Peter Bright wrote (October 8, 2009):
I thought I would send around my latest review of Suzuki's cantata series (volume 43) - it is pasted below. This CD comprises of BWV 110 (last discussed here in February '09), BWV 57 (May '09) and BWV 151 (June '09). A modified version will shortly appear on MusicWeb International...
Johann Sebastian BACH (1685-1750)
Cantatas, Vol. 43
Unser Mund sei voll Lachens, BWV 110 (1725) [22:16]
Selig ist der Mann, BWV 57 (1725) [22:40]
Süßer Trost, mein Jesus Kömmt, BWV 151 (1725) [16:22]
Hana Blažíková (soprano), Robin Blaze (counter-tenor), Gerd Türk
(tenor), Peter Kooij (bass)
Bach Collegium Japan / Masaaki Suzuki
rec. July 2008, Kobe Shoin Women's University Chapel, Japan
These three cantatas were originally performed on consecutive days of Christmas in 1725. The first work (BWV 110) was written for Christmas Day and is most notable for its large scale opening chorus. This complex movement was probably based on an early version of the French overture from the Orchestral Suite no. 4 (BWV 10 predates the final version of the whole suite, written around 1730). The extended opening section is imbued with a regal and festive character through the inclusion of trumpet and timpani, and the text proclaiming “our mouth filled with laughter and our tongue with singing” is perfectly realised in Bach’s lively vocal and instrumental scoring. The movement is sensitively and warmly recorded on this disc, although I do feel that it is an overly controlled performance, perhaps lacking an element of excitement and enthusiasm that the composer surely called for.
The second movement (Ye thoughts and senses) has a very different character, scored lightly for two flutes and continuo. Suzuki consistently excels in these relatively modest chamber pieces, and this tenor aria (a perfect vehicle for Gerd Türk’s graceful and unforced singing style) is no exception. After a brief bass recitative, Robin Blaze adds polish to a rather sober aria scored for obbligato oboe d’amore. The duet which follows is far more engaging, featuring as it does the fresh voice of Czech soprano Hana Blažíková which complements Türk’s part very well indeed. Finally, the celebratory tone returns in the final aria, scored for trumpet, strings and woodwind. Peter Kooij has, to my mind, contributed as much as anyone to the ongoing success of this great cantata series – and his characterful voice is once again a convincing presence in this aria which strongly recalls (and predates) the bass aria (Großer Herr und starker König) from Part I of the Christmas Oratorio. A straightforward but satisfying chorale strophe concludes this impressive work.

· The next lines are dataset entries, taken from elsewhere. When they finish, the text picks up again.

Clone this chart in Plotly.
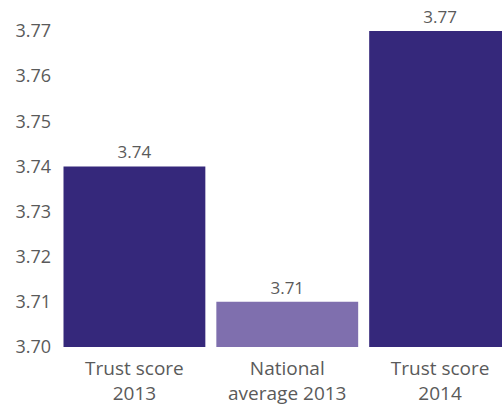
import plotly.graph_objects as go

categories = ["Trust score<br>2013", "National<br>average 2013", "Trust score<br>2014"]
scores = [3.74, 3.71, 3.77]
bar_colors = ["#35287B", "#7F6FAE", "#35287B"]
tick_values = [3.70, 3.71, 3.72, 3.73, 3.74, 3.75, 3.76, 3.77]

fig = go.Figure(
    go.Bar(
        x=[0, 1, 2],
        y=scores,
        marker=dict(color=bar_colors, line=dict(width=0)),
        text=[f"{v:.2f}" for v in scores],
        textposition="outside",
        cliponaxis=False,
        textfont=dict(size=17, color="#5a5a5a"),
    )
)

fig.update_layout(
    width=502,
    height=406,
    margin=dict(l=57.5, r=0, t=31, b=59),
    paper_bgcolor="white",
    plot_bgcolor="white",
    bargap=0.072,
    font=dict(family="Open Sans", color="#5a5a5a"),
    showlegend=False,
    uniformtext=dict(minsize=17, mode="show"),
)

fig.update_xaxes(
    range=[-0.5, 2.405],
    tickvals=[0, 1, 2],
    ticktext=categories,
    tickfont=dict(size=19, color="#5a5a5a"),
    showgrid=False,
    zeroline=False,
    showline=False,
    ticks="",
    ticklabelstandoff=8,
)

fig.update_yaxes(
    range=[3.70, 3.77],
    tickvals=tick_values,
    ticktext=[f"{v:.2f}" for v in tick_values],
    tickfont=dict(size=18, color="#5a5a5a"),
    showgrid=False,
    zeroline=False,
    showline=False,
    ticks="",
    ticklabelstandoff=6,
)

fig.write_html("out.html")
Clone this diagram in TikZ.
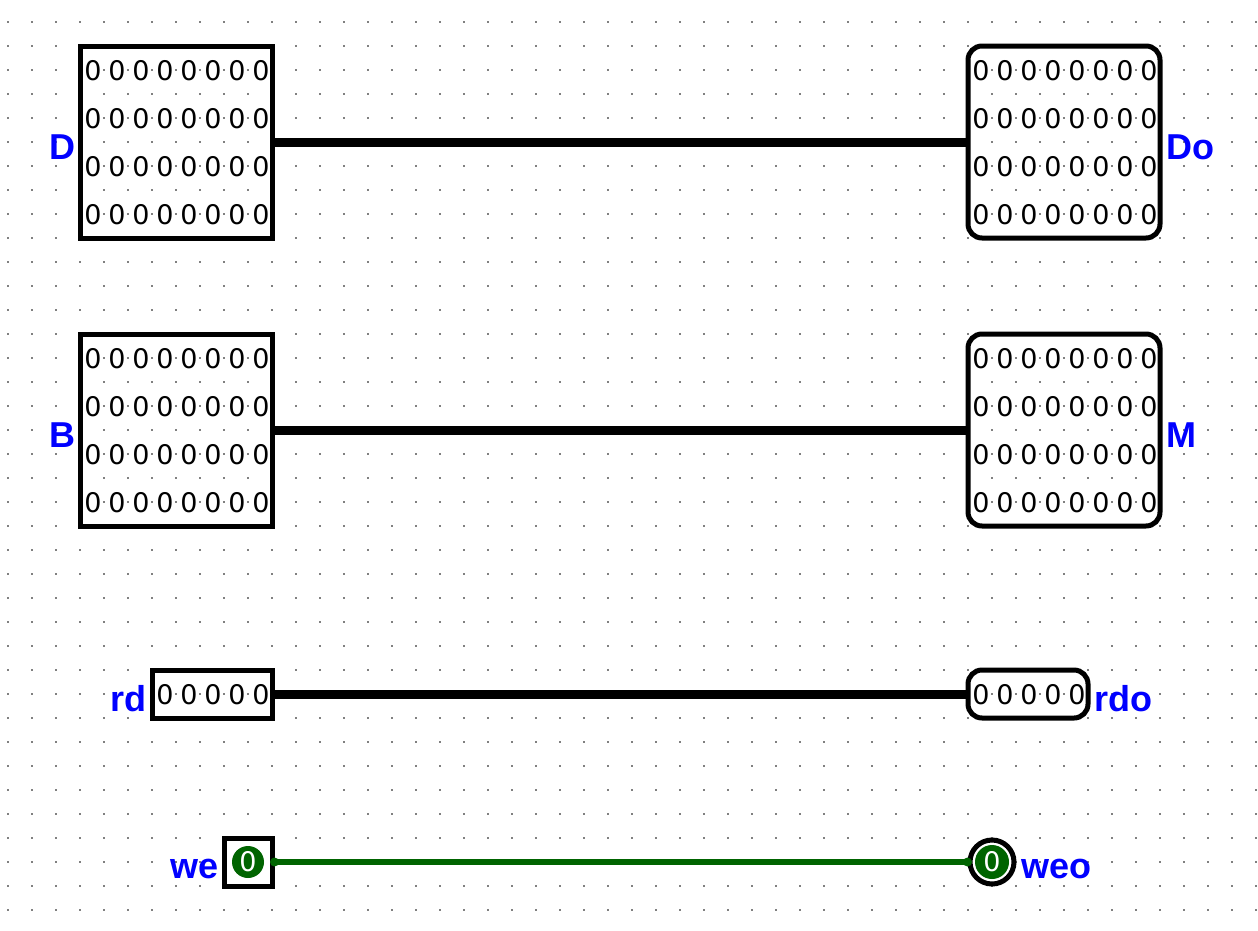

BWV 57 was written for the feast of St Stephen (26 December) and concerns the promise of heavenly reward for those that have to suffer and endure temptation during their lives. It is very much a cantata of two halves: The first two arias and recitatives offer little in the way of the joyous atmosphere typically associated with festive music. The second aria (I would wish for death), is a particularly bleak movement – but it is a beautifully judged performance by Blažíková. Finally, the gloom lifts in the bass aria (Yes, yes, I can smite the enemies) which with its buoyant strings evokes the first movement of Brandenburg Concerto no. 5. Suzuki brings great momentum to this movement, perfectly capturing the optimism of the text. Following a languorous recitative scored for bass and soprano, an uplifting and dance-like soprano aria raises the drama, ending abruptly with the question “what is your gift to me?”. The answer comes in the form of a four-part chorus “…I will always and forever remain your soul’s friend…”. While not the most engaging of Bach’s cantatas, Suzuki’s respectful and unhurried performance is highly effective.
The final cantata (Sweet consolation, my Jesus is coming, BWV 151) opens with a pastoral aria, lightly scored for soprano, flute, strings and basso continuo. This is one of Bach’s greatest musical creations for solo voice, an achingly beautiful melody underpinned by a soaring and richly ornamented flute part giving way to a lively middle section in the form of a gavotte, before returning to the sublime intertwining vocal and flute parts in the final bars. This is the highlight of the entire disc, a gently burning performance, beautifully recorded. The merits of the remaining four movements (two recitatives, an alto aria and a concluding chorus) are relatively modest, but this being Bach, they are never less than enjoyable – and Suzuki maintains an attractively consistent pacing throughout.
This is another consistently rewarding set from Suzuki’s ongoing project, and although the cantatas as a whole are not among the greatest in Bach’s output, there are sublime individual movements. In particular, the recording of the first movement of BWV 151 is essential listening for all enthusiasts of historically informed performances of Bach’s great works.